=== CHALLENGE ===
In the entries below, find the line containing "What Chart.js code" and the line containing "const toPoints = vals". Copy those two lines and everything between them exactly, without the pictures.

=== INPUT FOR THIS TASK ===
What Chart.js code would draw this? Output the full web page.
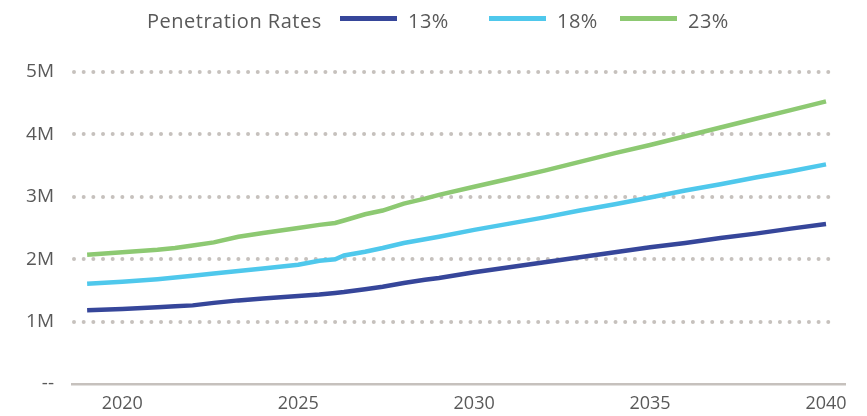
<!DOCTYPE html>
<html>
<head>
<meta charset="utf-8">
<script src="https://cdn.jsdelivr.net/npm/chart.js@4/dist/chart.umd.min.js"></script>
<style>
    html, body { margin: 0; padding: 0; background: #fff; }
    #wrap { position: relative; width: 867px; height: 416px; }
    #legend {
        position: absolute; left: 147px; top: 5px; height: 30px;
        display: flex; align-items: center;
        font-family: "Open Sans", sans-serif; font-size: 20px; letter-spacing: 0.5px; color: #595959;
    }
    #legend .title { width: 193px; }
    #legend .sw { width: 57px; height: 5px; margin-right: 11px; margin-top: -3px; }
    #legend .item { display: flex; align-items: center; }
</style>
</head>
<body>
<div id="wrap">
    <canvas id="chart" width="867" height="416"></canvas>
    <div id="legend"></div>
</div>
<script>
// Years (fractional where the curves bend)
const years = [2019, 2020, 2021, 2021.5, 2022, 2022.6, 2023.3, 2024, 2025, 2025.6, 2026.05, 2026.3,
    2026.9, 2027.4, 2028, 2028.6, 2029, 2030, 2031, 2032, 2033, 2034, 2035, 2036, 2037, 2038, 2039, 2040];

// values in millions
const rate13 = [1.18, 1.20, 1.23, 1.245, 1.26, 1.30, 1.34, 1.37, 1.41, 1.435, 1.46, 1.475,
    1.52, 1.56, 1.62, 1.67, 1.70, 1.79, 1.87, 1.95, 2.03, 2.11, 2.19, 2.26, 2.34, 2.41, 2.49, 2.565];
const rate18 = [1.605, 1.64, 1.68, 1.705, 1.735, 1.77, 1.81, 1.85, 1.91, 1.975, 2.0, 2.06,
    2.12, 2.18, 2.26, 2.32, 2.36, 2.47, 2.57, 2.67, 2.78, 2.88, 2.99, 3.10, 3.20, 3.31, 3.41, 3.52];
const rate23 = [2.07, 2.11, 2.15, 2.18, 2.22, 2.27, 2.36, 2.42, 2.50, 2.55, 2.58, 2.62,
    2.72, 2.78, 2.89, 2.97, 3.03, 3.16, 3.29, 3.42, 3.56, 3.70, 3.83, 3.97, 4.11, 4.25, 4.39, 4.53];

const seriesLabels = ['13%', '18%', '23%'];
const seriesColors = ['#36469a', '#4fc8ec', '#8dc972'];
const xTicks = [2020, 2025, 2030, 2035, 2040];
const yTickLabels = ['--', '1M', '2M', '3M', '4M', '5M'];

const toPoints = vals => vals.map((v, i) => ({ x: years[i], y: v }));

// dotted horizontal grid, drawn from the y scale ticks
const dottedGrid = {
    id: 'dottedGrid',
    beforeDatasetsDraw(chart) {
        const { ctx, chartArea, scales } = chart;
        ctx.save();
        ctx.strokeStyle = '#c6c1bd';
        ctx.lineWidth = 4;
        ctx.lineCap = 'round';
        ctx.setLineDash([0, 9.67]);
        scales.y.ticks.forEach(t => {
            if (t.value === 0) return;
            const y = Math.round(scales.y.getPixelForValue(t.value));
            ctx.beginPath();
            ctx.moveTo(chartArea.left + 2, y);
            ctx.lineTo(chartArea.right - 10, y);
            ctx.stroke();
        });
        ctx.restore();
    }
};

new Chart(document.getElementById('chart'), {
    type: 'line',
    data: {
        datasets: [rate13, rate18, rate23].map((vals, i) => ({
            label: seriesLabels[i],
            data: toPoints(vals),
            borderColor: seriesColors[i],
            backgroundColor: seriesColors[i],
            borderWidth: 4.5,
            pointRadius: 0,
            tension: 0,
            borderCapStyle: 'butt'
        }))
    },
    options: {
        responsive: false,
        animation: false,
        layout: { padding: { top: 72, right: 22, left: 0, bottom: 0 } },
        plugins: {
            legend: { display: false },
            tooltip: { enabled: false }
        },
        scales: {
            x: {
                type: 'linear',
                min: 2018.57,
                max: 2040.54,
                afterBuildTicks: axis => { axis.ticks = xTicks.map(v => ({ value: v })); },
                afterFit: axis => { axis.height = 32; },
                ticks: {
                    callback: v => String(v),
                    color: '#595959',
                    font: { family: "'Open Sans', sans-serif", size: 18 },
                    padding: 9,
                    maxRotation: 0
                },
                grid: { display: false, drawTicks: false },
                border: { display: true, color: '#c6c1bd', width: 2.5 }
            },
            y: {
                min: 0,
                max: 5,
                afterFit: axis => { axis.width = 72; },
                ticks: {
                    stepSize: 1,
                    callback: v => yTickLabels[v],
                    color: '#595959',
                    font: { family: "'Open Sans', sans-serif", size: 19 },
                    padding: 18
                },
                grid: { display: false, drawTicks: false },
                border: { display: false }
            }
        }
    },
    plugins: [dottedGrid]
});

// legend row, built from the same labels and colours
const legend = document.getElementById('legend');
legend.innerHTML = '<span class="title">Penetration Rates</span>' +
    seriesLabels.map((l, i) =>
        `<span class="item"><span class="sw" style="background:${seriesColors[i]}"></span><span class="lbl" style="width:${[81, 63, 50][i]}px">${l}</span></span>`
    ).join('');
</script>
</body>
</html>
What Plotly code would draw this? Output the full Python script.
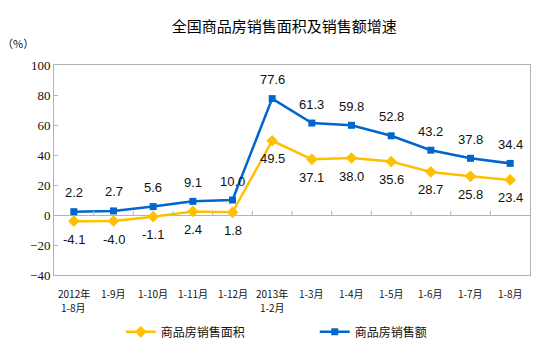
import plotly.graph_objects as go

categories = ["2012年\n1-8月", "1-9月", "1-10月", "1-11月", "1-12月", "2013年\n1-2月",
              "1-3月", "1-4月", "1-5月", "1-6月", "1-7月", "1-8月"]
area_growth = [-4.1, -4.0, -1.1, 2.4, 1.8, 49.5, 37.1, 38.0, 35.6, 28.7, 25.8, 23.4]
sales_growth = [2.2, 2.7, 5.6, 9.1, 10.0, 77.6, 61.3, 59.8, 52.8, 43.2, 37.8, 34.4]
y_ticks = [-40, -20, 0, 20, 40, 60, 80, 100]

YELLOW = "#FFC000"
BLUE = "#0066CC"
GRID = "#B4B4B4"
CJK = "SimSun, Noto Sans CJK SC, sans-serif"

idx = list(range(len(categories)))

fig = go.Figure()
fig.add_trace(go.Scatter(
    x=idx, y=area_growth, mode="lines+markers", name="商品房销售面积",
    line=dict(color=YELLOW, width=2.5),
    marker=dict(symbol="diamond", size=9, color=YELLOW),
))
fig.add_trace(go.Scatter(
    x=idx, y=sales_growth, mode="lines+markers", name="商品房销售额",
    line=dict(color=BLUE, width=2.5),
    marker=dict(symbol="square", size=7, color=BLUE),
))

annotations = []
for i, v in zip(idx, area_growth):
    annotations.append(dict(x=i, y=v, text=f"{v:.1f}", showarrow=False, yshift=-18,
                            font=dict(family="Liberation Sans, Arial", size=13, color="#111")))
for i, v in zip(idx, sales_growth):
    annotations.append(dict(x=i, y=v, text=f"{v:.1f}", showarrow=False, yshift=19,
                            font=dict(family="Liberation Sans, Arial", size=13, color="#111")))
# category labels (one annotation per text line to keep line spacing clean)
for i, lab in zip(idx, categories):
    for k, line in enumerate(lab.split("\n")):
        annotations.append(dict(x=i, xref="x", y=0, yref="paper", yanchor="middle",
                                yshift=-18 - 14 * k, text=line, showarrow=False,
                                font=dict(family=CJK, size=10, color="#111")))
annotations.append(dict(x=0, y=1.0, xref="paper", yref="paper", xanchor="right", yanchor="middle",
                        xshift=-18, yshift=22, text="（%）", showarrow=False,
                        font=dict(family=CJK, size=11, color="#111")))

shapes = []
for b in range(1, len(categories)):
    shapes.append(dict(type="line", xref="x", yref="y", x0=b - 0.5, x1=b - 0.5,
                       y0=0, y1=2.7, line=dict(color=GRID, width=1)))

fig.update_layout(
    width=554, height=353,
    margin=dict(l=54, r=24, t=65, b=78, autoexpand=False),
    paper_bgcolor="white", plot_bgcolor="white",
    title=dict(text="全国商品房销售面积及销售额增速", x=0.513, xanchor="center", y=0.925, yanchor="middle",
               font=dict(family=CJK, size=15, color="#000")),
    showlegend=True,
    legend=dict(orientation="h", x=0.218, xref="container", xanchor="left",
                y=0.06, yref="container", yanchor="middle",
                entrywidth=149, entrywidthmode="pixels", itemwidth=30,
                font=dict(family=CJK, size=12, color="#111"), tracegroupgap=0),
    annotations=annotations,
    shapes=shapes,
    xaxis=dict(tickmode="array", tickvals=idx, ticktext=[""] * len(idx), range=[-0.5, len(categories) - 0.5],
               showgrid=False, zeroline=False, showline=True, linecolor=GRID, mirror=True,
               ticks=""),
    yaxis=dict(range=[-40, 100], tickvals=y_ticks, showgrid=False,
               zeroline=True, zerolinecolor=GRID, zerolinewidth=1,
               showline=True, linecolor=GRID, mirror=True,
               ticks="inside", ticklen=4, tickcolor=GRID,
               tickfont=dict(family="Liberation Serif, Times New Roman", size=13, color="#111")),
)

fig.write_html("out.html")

==

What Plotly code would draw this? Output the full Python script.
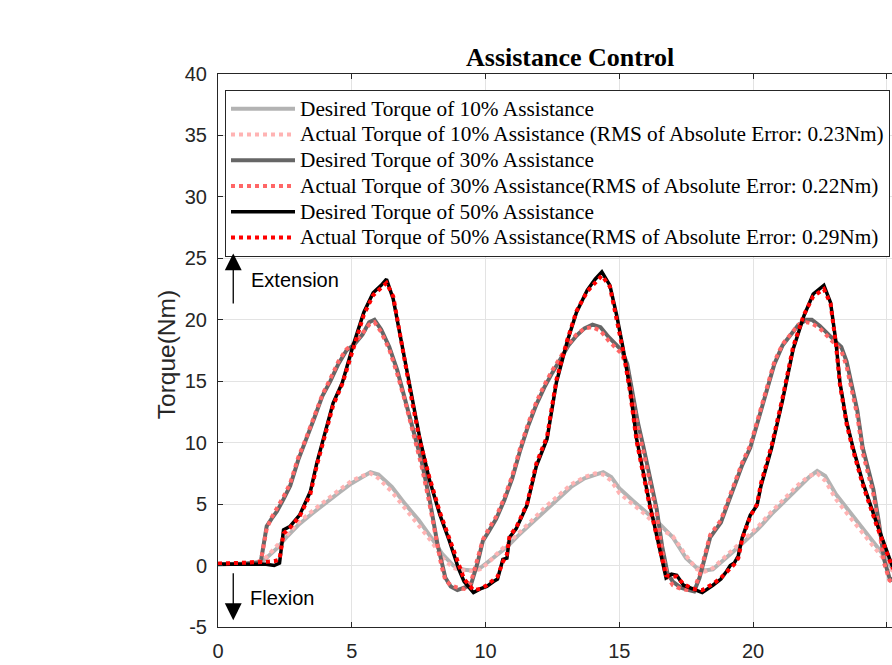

...

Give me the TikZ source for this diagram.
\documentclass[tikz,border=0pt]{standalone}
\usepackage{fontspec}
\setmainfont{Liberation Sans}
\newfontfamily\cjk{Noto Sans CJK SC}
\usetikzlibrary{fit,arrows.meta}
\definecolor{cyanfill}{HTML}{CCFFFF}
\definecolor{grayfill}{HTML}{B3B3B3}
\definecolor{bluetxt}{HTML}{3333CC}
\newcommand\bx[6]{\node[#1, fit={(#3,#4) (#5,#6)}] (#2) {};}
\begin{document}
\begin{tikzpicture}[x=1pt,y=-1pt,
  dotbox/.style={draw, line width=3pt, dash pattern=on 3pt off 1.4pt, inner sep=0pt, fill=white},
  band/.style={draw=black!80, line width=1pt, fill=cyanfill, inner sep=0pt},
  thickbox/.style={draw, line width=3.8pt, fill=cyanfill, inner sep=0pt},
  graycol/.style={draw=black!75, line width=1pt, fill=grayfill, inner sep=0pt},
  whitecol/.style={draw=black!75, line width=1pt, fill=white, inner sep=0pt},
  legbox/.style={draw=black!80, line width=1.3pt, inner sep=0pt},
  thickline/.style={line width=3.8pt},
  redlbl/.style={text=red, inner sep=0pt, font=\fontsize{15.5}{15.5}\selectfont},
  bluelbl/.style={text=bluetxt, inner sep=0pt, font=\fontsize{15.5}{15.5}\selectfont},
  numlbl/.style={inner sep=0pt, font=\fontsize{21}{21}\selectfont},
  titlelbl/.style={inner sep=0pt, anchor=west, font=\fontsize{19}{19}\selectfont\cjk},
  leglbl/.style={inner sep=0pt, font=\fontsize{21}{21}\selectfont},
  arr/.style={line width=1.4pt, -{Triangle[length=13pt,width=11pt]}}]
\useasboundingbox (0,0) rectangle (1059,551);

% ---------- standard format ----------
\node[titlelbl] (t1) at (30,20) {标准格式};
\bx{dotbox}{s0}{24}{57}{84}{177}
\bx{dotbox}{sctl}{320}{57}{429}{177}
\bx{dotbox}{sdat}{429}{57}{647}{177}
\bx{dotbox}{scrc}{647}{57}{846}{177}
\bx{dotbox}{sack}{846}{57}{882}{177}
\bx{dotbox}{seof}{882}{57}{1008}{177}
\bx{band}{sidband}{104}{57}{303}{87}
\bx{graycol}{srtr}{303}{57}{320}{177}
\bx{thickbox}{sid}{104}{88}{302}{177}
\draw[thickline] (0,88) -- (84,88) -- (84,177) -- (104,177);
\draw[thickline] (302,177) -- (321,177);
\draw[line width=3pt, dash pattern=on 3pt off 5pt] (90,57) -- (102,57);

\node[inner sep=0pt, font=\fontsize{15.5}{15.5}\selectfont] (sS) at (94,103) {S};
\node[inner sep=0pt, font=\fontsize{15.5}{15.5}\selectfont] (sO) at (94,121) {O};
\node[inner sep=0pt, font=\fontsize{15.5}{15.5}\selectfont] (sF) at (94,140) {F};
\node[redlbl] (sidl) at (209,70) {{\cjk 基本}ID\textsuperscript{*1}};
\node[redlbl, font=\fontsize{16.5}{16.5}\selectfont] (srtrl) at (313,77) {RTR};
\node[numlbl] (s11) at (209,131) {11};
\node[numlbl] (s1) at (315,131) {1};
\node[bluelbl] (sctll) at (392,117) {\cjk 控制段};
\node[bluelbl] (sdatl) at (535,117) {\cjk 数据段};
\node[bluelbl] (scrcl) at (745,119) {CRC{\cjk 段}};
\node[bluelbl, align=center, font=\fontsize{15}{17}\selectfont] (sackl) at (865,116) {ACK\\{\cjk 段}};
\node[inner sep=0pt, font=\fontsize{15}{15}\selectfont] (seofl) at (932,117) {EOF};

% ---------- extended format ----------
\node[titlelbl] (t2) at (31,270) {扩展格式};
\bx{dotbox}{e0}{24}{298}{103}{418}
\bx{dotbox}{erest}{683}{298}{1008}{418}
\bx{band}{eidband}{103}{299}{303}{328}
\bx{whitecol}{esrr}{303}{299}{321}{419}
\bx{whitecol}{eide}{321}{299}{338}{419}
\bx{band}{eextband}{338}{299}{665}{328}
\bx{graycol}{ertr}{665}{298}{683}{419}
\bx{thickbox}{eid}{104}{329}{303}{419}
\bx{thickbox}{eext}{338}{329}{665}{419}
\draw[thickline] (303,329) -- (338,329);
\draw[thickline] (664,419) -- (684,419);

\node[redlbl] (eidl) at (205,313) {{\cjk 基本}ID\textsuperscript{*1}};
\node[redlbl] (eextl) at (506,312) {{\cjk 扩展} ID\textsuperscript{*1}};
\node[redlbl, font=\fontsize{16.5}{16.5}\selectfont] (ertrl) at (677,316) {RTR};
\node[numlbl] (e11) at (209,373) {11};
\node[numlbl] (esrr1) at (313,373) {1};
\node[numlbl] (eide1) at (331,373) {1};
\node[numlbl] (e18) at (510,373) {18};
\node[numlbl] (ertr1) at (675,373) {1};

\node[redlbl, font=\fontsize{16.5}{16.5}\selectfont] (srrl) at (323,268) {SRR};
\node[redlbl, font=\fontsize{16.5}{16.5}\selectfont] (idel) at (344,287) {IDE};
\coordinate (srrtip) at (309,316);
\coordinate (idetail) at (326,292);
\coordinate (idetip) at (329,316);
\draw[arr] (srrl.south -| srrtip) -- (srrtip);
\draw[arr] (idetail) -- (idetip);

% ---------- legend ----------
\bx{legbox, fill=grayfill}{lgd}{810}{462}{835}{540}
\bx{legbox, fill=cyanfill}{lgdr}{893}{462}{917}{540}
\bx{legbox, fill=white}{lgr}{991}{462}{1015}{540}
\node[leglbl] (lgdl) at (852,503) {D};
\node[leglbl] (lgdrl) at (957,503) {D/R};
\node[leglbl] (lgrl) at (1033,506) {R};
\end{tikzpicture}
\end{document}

=== OUTPUT OF THE EXERCISE ===
What Chart.js code would draw this? Output the full web page.
<!DOCTYPE html>
<html>
<head>
<meta charset="utf-8">
<script src="https://cdn.jsdelivr.net/npm/chart.js@4/dist/chart.umd.min.js"></script>
<style>
    html, body { margin: 0; padding: 0; background: #fff; }
    #wrap { position: relative; width: 867px; height: 416px; }
    #legend {
        position: absolute; left: 147px; top: 5px; height: 30px;
        display: flex; align-items: center;
        font-family: "Open Sans", sans-serif; font-size: 20px; letter-spacing: 0.5px; color: #595959;
    }
    #legend .title { width: 193px; }
    #legend .sw { width: 57px; height: 5px; margin-right: 11px; margin-top: -3px; }
    #legend .item { display: flex; align-items: center; }
</style>
</head>
<body>
<div id="wrap">
    <canvas id="chart" width="867" height="416"></canvas>
    <div id="legend"></div>
</div>
<script>
// Years (fractional where the curves bend)
const years = [2019, 2020, 2021, 2021.5, 2022, 2022.6, 2023.3, 2024, 2025, 2025.6, 2026.05, 2026.3,
    2026.9, 2027.4, 2028, 2028.6, 2029, 2030, 2031, 2032, 2033, 2034, 2035, 2036, 2037, 2038, 2039, 2040];

// values in millions
const rate13 = [1.18, 1.20, 1.23, 1.245, 1.26, 1.30, 1.34, 1.37, 1.41, 1.435, 1.46, 1.475,
    1.52, 1.56, 1.62, 1.67, 1.70, 1.79, 1.87, 1.95, 2.03, 2.11, 2.19, 2.26, 2.34, 2.41, 2.49, 2.565];
const rate18 = [1.605, 1.64, 1.68, 1.705, 1.735, 1.77, 1.81, 1.85, 1.91, 1.975, 2.0, 2.06,
    2.12, 2.18, 2.26, 2.32, 2.36, 2.47, 2.57, 2.67, 2.78, 2.88, 2.99, 3.10, 3.20, 3.31, 3.41, 3.52];
const rate23 = [2.07, 2.11, 2.15, 2.18, 2.22, 2.27, 2.36, 2.42, 2.50, 2.55, 2.58, 2.62,
    2.72, 2.78, 2.89, 2.97, 3.03, 3.16, 3.29, 3.42, 3.56, 3.70, 3.83, 3.97, 4.11, 4.25, 4.39, 4.53];

const seriesLabels = ['13%', '18%', '23%'];
const seriesColors = ['#36469a', '#4fc8ec', '#8dc972'];
const xTicks = [2020, 2025, 2030, 2035, 2040];
const yTickLabels = ['--', '1M', '2M', '3M', '4M', '5M'];

const toPoints = vals => vals.map((v, i) => ({ x: years[i], y: v }));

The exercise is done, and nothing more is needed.